Antonino Monteleone, giornalista de Le Iene, ha firmato una lunga inchiesta sul caso strage di Erba nella convinzione che Olindo e Rosa “non possono essere gli assassini“. Un lavoro iniziato diversi anni fa e articolato in numerosi speciali televisivi che segue la scia delle scoperte di colleghi come Eodardo Montolli e Felice Manti, i primi, quando ancora il processo a carico dei Romano-Bazzi era in corso, ad accorgersi delle anomalie nella vicenda e della misteriosa (e mai chiarita) sparizione di centinaia di ore di intercettazioni in sede di indagini. Intervistato da Libero dopo il primo ok all’ammissibilità di una eventuale revisione del processo da parte della Corte d’Appello di Brescia, Monteleone ha dichiarato che “certa stampa ha chiuso gli occhi” preferendo fidarsi ciecamente della versione ufficiale senza scavare, atti alla mano, tra le pieghe di quello che ritiene essere un clamoroso errore giudiziario.
“Per tanti anni – ha dichiarato Monteleone – sono stati riportati elementi come se fossero fatti e invece erano totali invenzioni, per esempio che Rosa e Olindo avessero detto in casa: ‘Come si sta bene senza quelli là’. È stato scritto e ripetuto, ma non esiste altrimenti sarebbe stato la colonnna sonora del processo. Oppure che la macchina di Olindo avesse sangue su pedali, sedili e sul volante: falso. C’è una sola macchia che in 18 anni non ha visto nessuno. O che Mario Frigerio abbia riconosciuto dal primo momento Olindo. Falso anche questo. (…)“. In un passaggio dell’intervista, Monteleone ha difeso il ruolo del giornalismo investigativo e ha sottolineato che i magistrati non sono immuni all’errore. “Possibile – si chiede ancora oggi – che in 15 anni nessuno è mai andato a cercare il carabiniere che ha trovato la macchia di sangue sull’auto di Olindo (il brigadiere Fadda che, per la prima volta, fu intervistato proprio da lui a Le Iene e ammise l’ipotesi di una contaminazione, nda)?“. La partita sulla eventuale revisione del processo si aprirà ufficialmente il prossimo 1 marzo, quando i coniugi condannati per la strage del 2006 compariranno in aula per la discussione dell’istanza proposta dai legali e anticipata, clamorosamente, da quella del sostituto procuratore generale di Milano Cuno Tarfusser. “Adesso Rosa e Olindo non sono ‘gli assassini’. La revisione – ha concluso Monteleone – stabilisce che quando viene emesso il decreto di citazione i condannati retrocedono al ruolo di imputati.
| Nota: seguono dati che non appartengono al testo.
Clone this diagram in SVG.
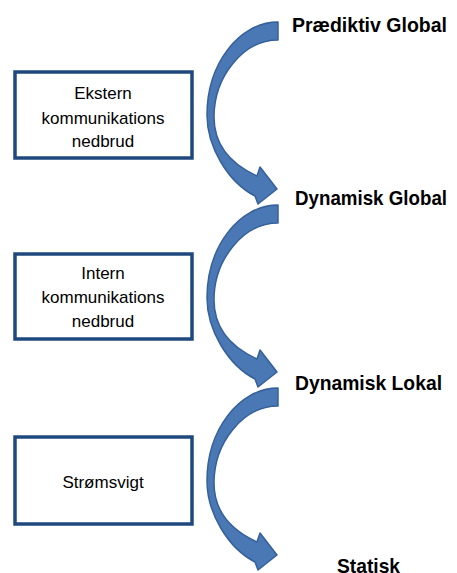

Come li trattiamo? È cambiata la loro dignità“.
Gianluigi Nuzzi sulla strage di Erba: “La difesa insiste, ma le prove restano valide”
Chi non ha alcun dubbio sulla colpevolezza di Olindo Romano e Rosa Bazzi è certamente il collega Gianluigi Nuzzi, conduttore di Quarto Grado che, in un articolo dell’11 gennaio su La Stampa, ha snocciolato quelli che sarebbero i motivi per ritenere inconsistenti le criticità sollevate dalla difesa dei coniugi nel tentativo di ottenere la revisione della sentenza di condanna e con essa il proscioglimento della coppia.
“Il brigadiere avrebbe dovuto scattare le foto solo a conclusione della reazione del luminol ma non lo fece. Una scelta errata – scrive Nuzzi – che però non incise né sulla qualità delle tracce stesse né sul tracciamento, la sequenza dell’operazione compiuta, tutta documentabile. E questo smonta altri dubbi. Il primo: c’è chi sosteneva che in assenza di foto delle tracce bisogna fare una sorta di ‘atto di fede’ nei confronti del brigadiere, ma nei processi è stato ricostruito ogni passaggio e ritenuto vero e credibile. Altrimenti bisognerebbe sostenere che Fadda ha manomesso una delle prove regine senza però alcun elemento certo al riguardo. Si rischia una significativa alterazione della prospettiva: si è colpevolisti con gli inquirenti che avrebbero ordito una falsa verità contro due disgraziati e si diventa innocentisti con i condannati (…). Il sangue sull’auto di Olindo è di Valeria Cherubini, il caso è chiuso“.